Driving on deficient Anniston-Oxford-Gadsden area roads costs the average driver $1,301 annually in extra vehicle operating costs (VOC) as a result of driving on roads in need of repair, lost time and fuel due to congestion-related delays, and the costs of traffic crashes in which roadway features likely were a contributing factor.

The TRIP report finds that 20 percent of major locally and state-maintained roads in the Anniston-Oxford-Gadsden area are in poor condition and another 13 percent are rated in mediocre condition, costing the average motorist an additional $488 each year in extra vehicle operating costs. These costs include accelerated vehicle depreciation, additional repair costs, and increased fuel consumption and tire wear. Driving on rough roads costs the state’s drivers a total of $2 billion each year.

Traffic congestion in the Anniston-Oxford-Gadsden area is worsening, causing 13 annual hours of delay for the average motorist and costing the average driver $328 each year in lost time and wasted fuel. Alabama drivers lose a total of $1.5 billion annually in the form of lost time and wasted fuel due to congestion.

"Alabama's road and bridge system is crucial to the operating effectiveness of the trucking industry, which faces 1.2 billion hours of delays each year due to congested roadways in our state,” said Greg Brown of B.R. Williams Trucking. "We want to ensure we are investing enough in our transportation system in order to provide efficient and safe roads for our drivers and the Alabama citizens to utilize daily."

In the Anniston-Oxford-Gadsden area, eight percent (50 of 605) bridges are rated structurally deficient, with significant deterioration to the bridge deck, supports or other major components. This includes all bridges that are 20 feet or more in length. Nearly half – 49 percent – of Alabama’s bridges are at least 50 years old.

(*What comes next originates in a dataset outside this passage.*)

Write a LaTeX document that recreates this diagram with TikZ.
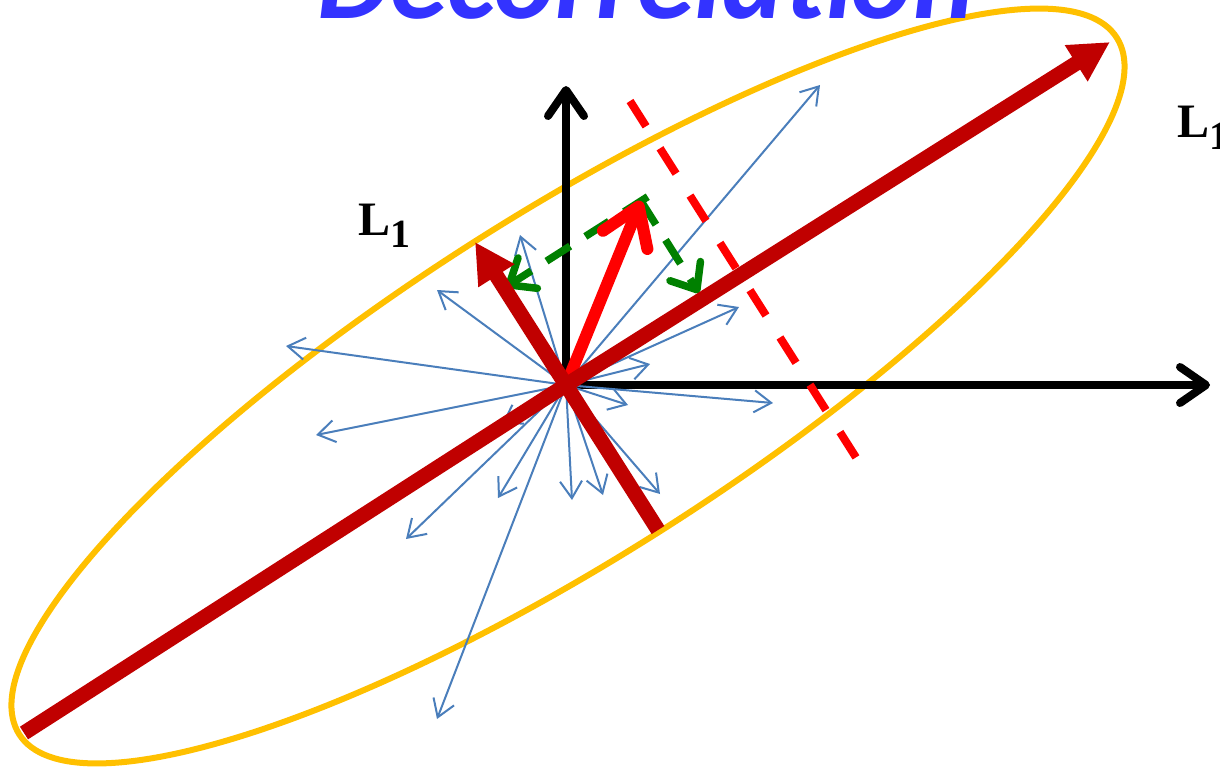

“Investing in Alabama’s transportation system and addressing these challenges by improving the condition of the state’s roads and bridges will be a critical step in boosting our local and state economy and making Alabama an attractive place to live and work,” said Phil Webb, Calhoun County Area Chamber and Business Center board member.

On average, 44 people were killed in traffic crashes in the Anniston-Oxford-Gadsden area each year from 2015 to 2017. The financial impact of traffic crashes costs each Anniston-Oxford-Gadsden area driver an average of $485 annually – a total of $1.8 billion statewide. Alabama’s overall traffic fatality rate of 1.34 fatalities per 100 million vehicle miles of travel is higher than the national average of 1.16. The fatality rate on Alabama’s non-interstate rural roads is more than two and a half times higher than on all other roads in the state (2.38 fatalities per 100 million vehicle miles of travel vs. 0.87).

The buying power of the state’s 18 cents-per-gallon fuel tax, last raised in 1992, has been more than cut in half by inflation and increased fuel economy. The vast majority of Alabama’s current transportation budget is devoted to preserving the existing system, leaving only $150 million available annually for new projects.

The efficiency and condition of Alabama’s transportation system, particularly its highways, is critical to the health of the state’s economy. Annually, $432 billion in goods are shipped to and from sites in Alabama, mostly by trucks, relying heavily on the state’s network of roads and bridges. Increasingly, companies are looking at the quality of a region’s transportation system when deciding where to re-locate or expand. Regions with congested or poorly maintained roads may see businesses relocate to areas with a smoother, more efficient and more modern transportation system. More than 940,000 full-time jobs in Alabama in key industries like tourism, retail sales, agriculture and manufacturing are dependent on the state’s transportation network.

“Driving on deficient roads comes with a $1,301 yearly price tag for Anniston-Oxford-Gadsden motorists - $5.3 billion statewide,” said Will Wilkins, TRIP’s executive director. “Adequate funding for the state’s transportation system would allow for smoother roads, more efficient mobility, enhanced safety, and economic growth opportunities while saving Alabama’s drivers time and money.”